DMO stated in January that Nigeria’s public debt could rise to N77 trillion if the country’s “ways and means” are securitized.

“Ways and means” refer to the CBN’s lending to the federal government. The DMO said that the securitization of ways and means” is not unusual and is a common practice in many countries, but it is not a decision that can be made by the DMO alone.

Adnori expressed concerns that Nigeria’s rising debt levels could become unsustainable if not managed properly.

The government has argued that borrowing is necessary to finance critical infrastructure projects and stimulate economic growth.

The Chief Executive Officer of the Centre for the Promotion of Private Enterprise, Dr Muda Yusuf,  who is also an economist said the FG had notified the general public of borrowing more in 2023.
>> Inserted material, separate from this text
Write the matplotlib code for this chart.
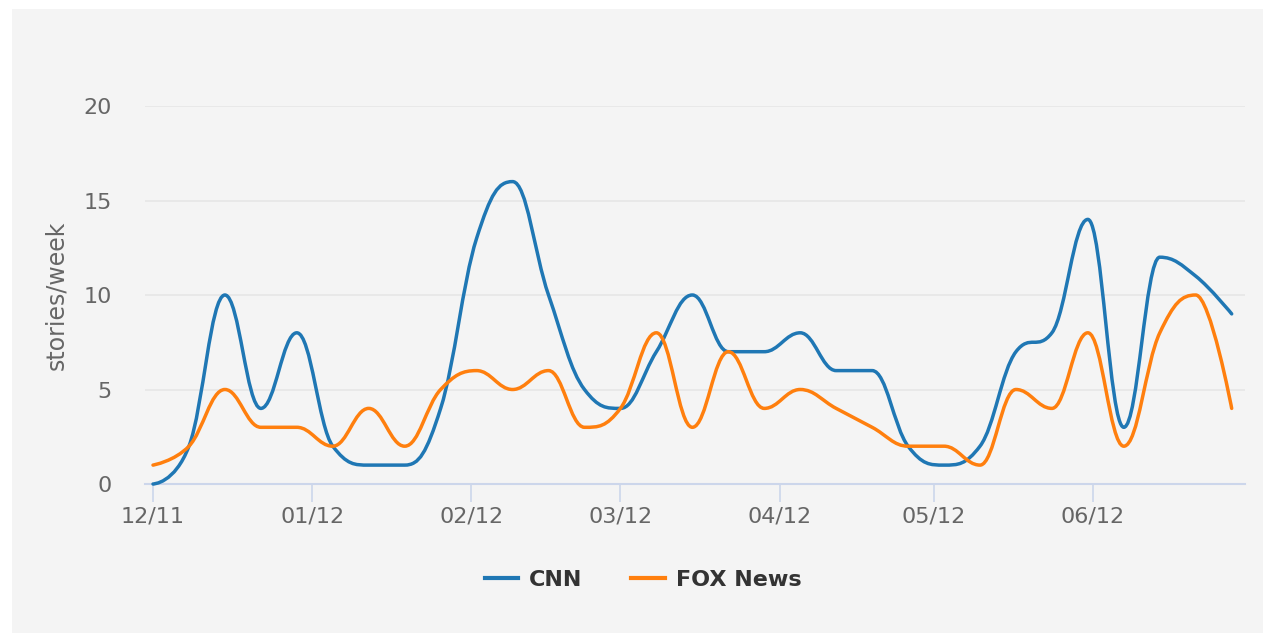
import numpy as np
import matplotlib
matplotlib.use("Agg")
import matplotlib.pyplot as plt
import matplotlib.dates as mdates
from matplotlib.path import Path
from matplotlib.patches import PathPatch, Rectangle
from matplotlib.lines import Line2D

# weekly story counts, first week starting 2011-12-01
start = np.datetime64('2011-12-01')
cnn = [0, 2, 10, 4, 8, 2, 1, 1, 4, 13, 16, 10, 5, 4, 7, 10, 7, 7, 8, 6,
       6, 2, 1, 2, 7, 8, 14, 3, 12, 11, 9]
fox = [1, 2, 5, 3, 3, 2, 4, 2, 5, 6, 5, 6, 3, 4, 8, 3, 7, 4, 5, 4,
       3, 2, 2, 1, 5, 4, 8, 2, 8, 10, 4]
series_names = ['CNN', 'FOX News']
series_colors = ['#1f77b4', '#ff7f0e']
tick_months = ['2011-12-01', '2012-01-01', '2012-02-01', '2012-03-01',
               '2012-04-01', '2012-05-01', '2012-06-01']
tick_labels = ['12/11', '01/12', '02/12', '03/12', '04/12', '05/12', '06/12']

dates = start + np.arange(len(cnn)) * np.timedelta64(7, 'D')
xs = mdates.date2num(dates.astype('datetime64[D]').astype(object))


def spline_path(x, y, smoothing=1.5):
    """Bezier path through points, highcharts-like smoothing"""
    n = len(x)
    denom = smoothing + 1
    lc = [(x[i], y[i]) for i in range(n)]
    rc = [(x[i], y[i]) for i in range(n)]
    for i in range(1, n - 1):
        px, py = x[i], y[i]
        lx = (smoothing * px + x[i - 1]) / denom
        ly = (smoothing * py + y[i - 1]) / denom
        rx = (smoothing * px + x[i + 1]) / denom
        ry = (smoothing * py + y[i + 1]) / denom
        if rx != lx:
            corr = (ry - ly) * (rx - px) / (rx - lx) + py - ry
            ly += corr
            ry += corr
        if ly > y[i - 1] and ly > py:
            ly = max(y[i - 1], py)
            ry = 2 * py - ly
        elif ly < y[i - 1] and ly < py:
            ly = min(y[i - 1], py)
            ry = 2 * py - ly
        if ry > y[i + 1] and ry > py:
            ry = max(y[i + 1], py)
            ly = 2 * py - ry
        elif ry < y[i + 1] and ry < py:
            ry = min(y[i + 1], py)
            ly = 2 * py - ry
        lc[i] = (lx, ly)
        rc[i] = (rx, ry)
    verts = [(x[0], y[0])]
    codes = [Path.MOVETO]
    for i in range(1, n):
        verts += [rc[i - 1], lc[i], (x[i], y[i])]
        codes += [Path.CURVE4] * 3
    return Path(verts, codes)


W, H = 1263, 633
fig = plt.figure(figsize=(W / 100, H / 100), dpi=100)
fig.patch.set_facecolor('white')
fig.patches.append(Rectangle((12 / W, 0), 1, 1 - 9 / H, transform=fig.transFigure,
                             facecolor='#f4f4f4', edgecolor='none', zorder=-5))

ax = fig.add_axes([145 / W, (H - 484) / H, 1100 / W, 378 / H])
ax.set_facecolor('none')

for vals, color in zip([cnn, fox], series_colors):
    p = spline_path(xs, np.array(vals, dtype=float))
    ax.add_patch(PathPatch(p, facecolor='none', edgecolor=color, lw=2.5,
                           capstyle='round', joinstyle='round', clip_on=False, zorder=3))

px_day = (1093 - 153) / 183.0
ax.set_xlim(xs[0] - 8 / px_day, xs[0] + 1092 / px_day)
ax.set_ylim(0, 20)

ax.set_yticks([0, 5, 10, 15, 20])
ax.yaxis.grid(True, color='#e6e6e6', lw=1.2)
ax.set_axisbelow(True)
ax.tick_params(axis='y', length=0, pad=24, labelsize=16, labelcolor='#666666')

tick_x = mdates.date2num(np.array(tick_months, dtype='datetime64[D]').astype(object))
ax.set_xticks(tick_x)
ax.set_xticklabels(tick_labels)
ax.tick_params(axis='x', length=13, width=1.2, color='#ccd6eb', pad=3,
               labelsize=16, labelcolor='#666666')

for s in ['top', 'right', 'left']:
    ax.spines[s].set_visible(False)
ax.spines['bottom'].set_color('#ccd6eb')
ax.spines['bottom'].set_linewidth(1.5)

ax.set_ylabel('stories/week', fontsize=17, color='#666666', labelpad=11)

handles = [Line2D([], [], color=c, lw=3) for c in series_colors]
leg = fig.legend(handles, series_names, loc='center', bbox_to_anchor=(643 / W, 1 - 580 / H),
                 ncol=2, frameon=False, handlelength=1.5, handletextpad=0.5,
                 columnspacing=2.2, prop={'weight': 'bold', 'size': 16})
for t in leg.get_texts():
    t.set_color('#333333')

plt.savefig('out.png', dpi=100, facecolor=fig.get_facecolor())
According to him, “With all the volatility and foreign exchange issues, it makes sense to borrow at the domestic market rather than borrowing from the international market. It is all a reflection of our macro economy environment challenges and weak fiscal policy of the government. All this borrowing also is a reflection of the weak financial position of the government and it will continue like that.”

He noted that the oversubscription to FGN bond is a lucrative investment, stressing that the low risk involved attracted investors.

He added, “Anything sovereign has the lowest risk and nothing will go wrong with it except the country is collapsing completely. All over the world, sovereign bonds have the lowest risk and secondly it is an investment outlet for investors to invest their money.”

On his part, the Chief operating officer of InvestData Consulting Limited, Mr. Ambrose Omordion, said,  “We know that previous government borrowing was high. Excessive borrowing by the previous government at the expense of the private sector, which is the engine room of the economy brings to question the soundness of their economic strategy.

“The careless use of debt as a financing tool is fraught with calamitous dangers. Even more disheartening is when the debts are principally used to finance consumption or to unwisely finance few secondary infrastructures (Roads and Rail).

“These will neither enhance the productive momentum of Nigeria’s light industries nor make the economy self-reliant. The disorderly growth of the economy the last administration pursued can only mislead the country into an abyss if public borrowing is not curtailed to lower cost of funds so that production will be competitive.”